Work required
Copy all of the material word for word, except for the pictures.

####

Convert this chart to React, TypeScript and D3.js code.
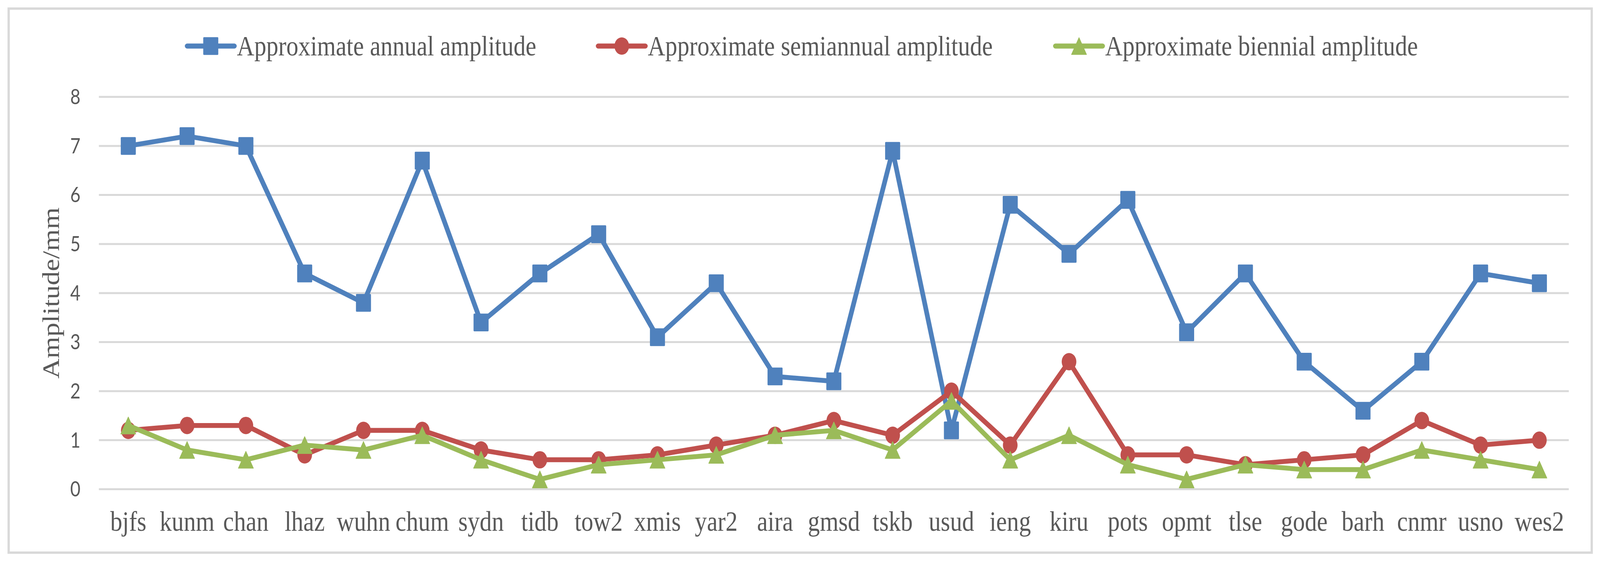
import { useEffect, useRef } from 'react';

import * as d3 from 'd3';

const WIDTH = 4255;
const HEIGHT = 1440;
// the reference is stretched vertically a little, text and markers included
const STRETCH = 1.14;

const MARGIN = ({
  top: 248.3, right: 83, bottom: 186.5, left: 263,
});

const stations = ['bjfs', 'kunm', 'chan', 'lhaz', 'wuhn', 'chum', 'sydn', 'tidb', 'tow2', 'xmis',
  'yar2', 'aira', 'gmsd', 'tskb', 'usud', 'ieng', 'kiru', 'pots', 'opmt', 'tlse',
  'gode', 'barh', 'cnmr', 'usno', 'wes2'];

const annual = [7.0, 7.2, 7.0, 4.4, 3.8, 6.7, 3.4, 4.4, 5.2, 3.1,
  4.2, 2.3, 2.2, 6.9, 1.2, 5.8, 4.8, 5.9, 3.2, 4.4,
  2.6, 1.6, 2.6, 4.4, 4.2];
const semiannual = [1.2, 1.3, 1.3, 0.7, 1.2, 1.2, 0.8, 0.6, 0.6, 0.7,
  0.9, 1.1, 1.4, 1.1, 2.0, 0.9, 2.6, 0.7, 0.7, 0.5,
  0.6, 0.7, 1.4, 0.9, 1.0];
const biennial = [1.3, 0.8, 0.6, 0.9, 0.8, 1.1, 0.6, 0.2, 0.5, 0.6,
  0.7, 1.1, 1.2, 0.8, 1.8, 0.6, 1.1, 0.5, 0.2, 0.5,
  0.4, 0.4, 0.8, 0.6, 0.4];

const seriesNames = ['Approximate annual amplitude', 'Approximate semiannual amplitude', 'Approximate biennial amplitude'];
const yTicks = [0, 1, 2, 3, 4, 5, 6, 7, 8];

const SERIES = [
  { name: seriesNames[0], values: annual, color: '#4f81bd', marker: 'square', legendX: 498 },
  { name: seriesNames[1], values: semiannual, color: '#c0504d', marker: 'circle', legendX: 1591 },
  { name: seriesNames[2], values: biennial, color: '#9bbb59', marker: 'triangle', legendX: 2807 },
];

const TEXT = '#595959';
const GRID = '#d9d9d9';
const SERIF = '"Liberation Serif", "Times New Roman", serif';

function drawMarker(g, type, color) {
  if (type === 'square') {
    g.append('rect').attr('x', -20).attr('y', -20).attr('width', 40).attr('height', 40)
      .attr('rx', 2).attr('fill', color);
  } else if (type === 'circle') {
    g.append('circle').attr('r', 19.5).attr('fill', color);
  } else {
    g.append('path').attr('d', 'M0,-19L20,19L-20,19Z').attr('fill', color)
      .attr('stroke', color).attr('stroke-width', 1.5).attr('stroke-linejoin', 'round');
  }
}

function AmplitudeChart() {
  const svgRef = useRef(null);

  useEffect(() => {
    const svg = d3.select(svgRef.current);
    svg.selectAll('*').remove();

    const x = d3.scaleBand()
      .domain(stations)
      .range([MARGIN.left, WIDTH - MARGIN.right]);
    const cx = (d) => (x(d) || 0) + x.bandwidth() / 2;

    const y = d3.scaleLinear()
      .domain([0, 8])
      .range([HEIGHT - MARGIN.bottom, MARGIN.top]);

    // outer frame
    svg.append('rect')
      .attr('x', 23).attr('y', 22)
      .attr('width', 4210).attr('height', 1394)
      .attr('fill', '#fff')
      .attr('stroke', GRID)
      .attr('stroke-width', 6);

    // gridlines
    svg.append('g')
      .selectAll('line')
      .data(yTicks)
      .join('line')
      .attr('x1', MARGIN.left)
      .attr('x2', WIDTH - MARGIN.right)
      .attr('y1', (d) => y(d))
      .attr('y2', (d) => y(d))
      .attr('stroke', GRID)
      .attr('stroke-width', 5);

    // y tick labels
    svg.append('g')
      .selectAll('text')
      .data(yTicks)
      .join('text')
      .attr('transform', (d) => `translate(214,${y(d)}) scale(1,${STRETCH})`)
      .attr('y', 16.5)
      .attr('text-anchor', 'end')
      .attr('font-family', 'Lato, "Open Sans", sans-serif')
      .attr('font-size', 47)
      .attr('fill', TEXT)
      .text((d) => d);

    // x labels
    svg.append('g')
      .selectAll('text')
      .data(stations)
      .join('text')
      .attr('transform', (d) => `translate(${cx(d)},1360) scale(1,${STRETCH})`)
      .attr('text-anchor', 'middle')
      .attr('font-family', SERIF)
      .attr('font-size', 64)
      .attr('fill', TEXT)
      .text((d) => d);

    // y axis title
    svg.append('text')
      .attr('transform', `translate(157,${(y(0) + y(8)) / 2}) scale(1,${STRETCH}) rotate(-90)`)
      .attr('text-anchor', 'middle')
      .attr('font-family', SERIF)
      .attr('font-size', 63)
      .attr('fill', TEXT)
      .text('Amplitude/mm');

    const line = d3.line()
      .x((d) => cx(d.station))
      .y((d) => y(d.value));

    SERIES.forEach((s) => {
      const pts = stations.map((st, i) => ({ station: st, value: s.values[i] }));
      const g = svg.append('g').attr('class', 'series');
      g.append('path')
        .datum(pts)
        .attr('d', line)
        .attr('fill', 'none')
        .attr('stroke', s.color)
        .attr('stroke-width', 12.5)
        .attr('stroke-linejoin', 'round')
        .attr('stroke-linecap', 'round');
      g.selectAll('g.marker')
        .data(pts)
        .join('g')
        .attr('class', 'marker')
        .attr('transform', (d) => `translate(${cx(d.station)},${y(d.value)}) scale(1,${STRETCH})`)
        .each(function () { drawMarker(d3.select(this), s.marker, s.color); });
    });

    // legend
    const legend = svg.append('g').attr('class', 'legend');
    SERIES.forEach((s) => {
      const item = legend.append('g').attr('transform', `translate(${s.legendX},118)`);
      item.append('line')
        .attr('x1', 0).attr('x2', 125)
        .attr('stroke', s.color)
        .attr('stroke-width', 13)
        .attr('stroke-linecap', 'round');
      const m = item.append('g').attr('transform', `translate(62.5,0) scale(1,${STRETCH})`);
      drawMarker(m, s.marker, s.color);
      item.append('text')
        .attr('transform', `translate(132,23.5) scale(1,${STRETCH})`)
        .attr('font-family', SERIF)
        .attr('font-size', 64)
        .attr('fill', TEXT)
        .text(s.name);
    });
  }, []);

  // fill the whole viewport, whatever its real size
  return (
    <svg
      ref={svgRef}
      viewBox={`0 0 ${WIDTH} ${HEIGHT}`}
      preserveAspectRatio="none"
      style={{
        position: 'fixed', left: 0, top: 0, width: '100vw', height: '100vh', display: 'block', background: '#fff',
      }}
    />
  );
}

export default function App() {
  return <AmplitudeChart />;
}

####

Response
Convert this chart to React, TypeScript and D3.js code.
import { useEffect, useRef } from 'react';

import * as d3 from 'd3';

const WIDTH = 4255;
const HEIGHT = 1440;
// the reference is stretched vertically a little, text and markers included
const STRETCH = 1.14;

const MARGIN = ({
  top: 248.3, right: 83, bottom: 186.5, left: 263,
});

const stations = ['bjfs', 'kunm', 'chan', 'lhaz', 'wuhn', 'chum', 'sydn', 'tidb', 'tow2', 'xmis',
  'yar2', 'aira', 'gmsd', 'tskb', 'usud', 'ieng', 'kiru', 'pots', 'opmt', 'tlse',
  'gode', 'barh', 'cnmr', 'usno', 'wes2'];

const annual = [7.0, 7.2, 7.0, 4.4, 3.8, 6.7, 3.4, 4.4, 5.2, 3.1,
  4.2, 2.3, 2.2, 6.9, 1.2, 5.8, 4.8, 5.9, 3.2, 4.4,
  2.6, 1.6, 2.6, 4.4, 4.2];
const semiannual = [1.2, 1.3, 1.3, 0.7, 1.2, 1.2, 0.8, 0.6, 0.6, 0.7,
  0.9, 1.1, 1.4, 1.1, 2.0, 0.9, 2.6, 0.7, 0.7, 0.5,
  0.6, 0.7, 1.4, 0.9, 1.0];
const biennial = [1.3, 0.8, 0.6, 0.9, 0.8, 1.1, 0.6, 0.2, 0.5, 0.6,
  0.7, 1.1, 1.2, 0.8, 1.8, 0.6, 1.1, 0.5, 0.2, 0.5,
  0.4, 0.4, 0.8, 0.6, 0.4];

const seriesNames = ['Approximate annual amplitude', 'Approximate semiannual amplitude', 'Approximate biennial amplitude'];
const yTicks = [0, 1, 2, 3, 4, 5, 6, 7, 8];

const SERIES = [
  { name: seriesNames[0], values: annual, color: '#4f81bd', marker: 'square', legendX: 498 },
  { name: seriesNames[1], values: semiannual, color: '#c0504d', marker: 'circle', legendX: 1591 },
  { name: seriesNames[2], values: biennial, color: '#9bbb59', marker: 'triangle', legendX: 2807 },
];

const TEXT = '#595959';
const GRID = '#d9d9d9';
const SERIF = '"Liberation Serif", "Times New Roman", serif';

function drawMarker(g, type, color) {
  if (type === 'square') {
    g.append('rect').attr('x', -20).attr('y', -20).attr('width', 40).attr('height', 40)
      .attr('rx', 2).attr('fill', color);
  } else if (type === 'circle') {
    g.append('circle').attr('r', 19.5).attr('fill', color);
  } else {
    g.append('path').attr('d', 'M0,-19L20,19L-20,19Z').attr('fill', color)
      .attr('stroke', color).attr('stroke-width', 1.5).attr('stroke-linejoin', 'round');
  }
}

function AmplitudeChart() {
  const svgRef = useRef(null);

  useEffect(() => {
    const svg = d3.select(svgRef.current);
    svg.selectAll('*').remove();

    const x = d3.scaleBand()
      .domain(stations)
      .range([MARGIN.left, WIDTH - MARGIN.right]);
    const cx = (d) => (x(d) || 0) + x.bandwidth() / 2;

    const y = d3.scaleLinear()
      .domain([0, 8])
      .range([HEIGHT - MARGIN.bottom, MARGIN.top]);

    // outer frame
    svg.append('rect')
      .attr('x', 23).attr('y', 22)
      .attr('width', 4210).attr('height', 1394)
      .attr('fill', '#fff')
      .attr('stroke', GRID)
      .attr('stroke-width', 6);

    // gridlines
    svg.append('g')
      .selectAll('line')
      .data(yTicks)
      .join('line')
      .attr('x1', MARGIN.left)
      .attr('x2', WIDTH - MARGIN.right)
      .attr('y1', (d) => y(d))
      .attr('y2', (d) => y(d))
      .attr('stroke', GRID)
      .attr('stroke-width', 5);

    // y tick labels
    svg.append('g')
      .selectAll('text')
      .data(yTicks)
      .join('text')
      .attr('transform', (d) => `translate(214,${y(d)}) scale(1,${STRETCH})`)
      .attr('y', 16.5)
      .attr('text-anchor', 'end')
      .attr('font-family', 'Lato, "Open Sans", sans-serif')
      .attr('font-size', 47)
      .attr('fill', TEXT)
      .text((d) => d);

    // x labels
    svg.append('g')
      .selectAll('text')
      .data(stations)
      .join('text')
      .attr('transform', (d) => `translate(${cx(d)},1360) scale(1,${STRETCH})`)
      .attr('text-anchor', 'middle')
      .attr('font-family', SERIF)
      .attr('font-size', 64)
      .attr('fill', TEXT)
      .text((d) => d);

    // y axis title
    svg.append('text')
      .attr('transform', `translate(157,${(y(0) + y(8)) / 2}) scale(1,${STRETCH}) rotate(-90)`)
      .attr('text-anchor', 'middle')
      .attr('font-family', SERIF)
      .attr('font-size', 63)
      .attr('fill', TEXT)
      .text('Amplitude/mm');

    const line = d3.line()
      .x((d) => cx(d.station))
      .y((d) => y(d.value));

    SERIES.forEach((s) => {
      const pts = stations.map((st, i) => ({ station: st, value: s.values[i] }));
      const g = svg.append('g').attr('class', 'series');
      g.append('path')
        .datum(pts)
        .attr('d', line)
        .attr('fill', 'none')
        .attr('stroke', s.color)
        .attr('stroke-width', 12.5)
        .attr('stroke-linejoin', 'round')
        .attr('stroke-linecap', 'round');
      g.selectAll('g.marker')
        .data(pts)
        .join('g')
        .attr('class', 'marker')
        .attr('transform', (d) => `translate(${cx(d.station)},${y(d.value)}) scale(1,${STRETCH})`)
        .each(function () { drawMarker(d3.select(this), s.marker, s.color); });
    });

    // legend
    const legend = svg.append('g').attr('class', 'legend');
    SERIES.forEach((s) => {
      const item = legend.append('g').attr('transform', `translate(${s.legendX},118)`);
      item.append('line')
        .attr('x1', 0).attr('x2', 125)
        .attr('stroke', s.color)
        .attr('stroke-width', 13)
        .attr('stroke-linecap', 'round');
      const m = item.append('g').attr('transform', `translate(62.5,0) scale(1,${STRETCH})`);
      drawMarker(m, s.marker, s.color);
      item.append('text')
        .attr('transform', `translate(132,23.5) scale(1,${STRETCH})`)
        .attr('font-family', SERIF)
        .attr('font-size', 64)
        .attr('fill', TEXT)
        .text(s.name);
    });
  }, []);

  // fill the whole viewport, whatever its real size
  return (
    <svg
      ref={svgRef}
      viewBox={`0 0 ${WIDTH} ${HEIGHT}`}
      preserveAspectRatio="none"
      style={{
        position: 'fixed', left: 0, top: 0, width: '100vw', height: '100vh', display: 'block', background: '#fff',
      }}
    />
  );
}

export default function App() {
  return <AmplitudeChart />;
}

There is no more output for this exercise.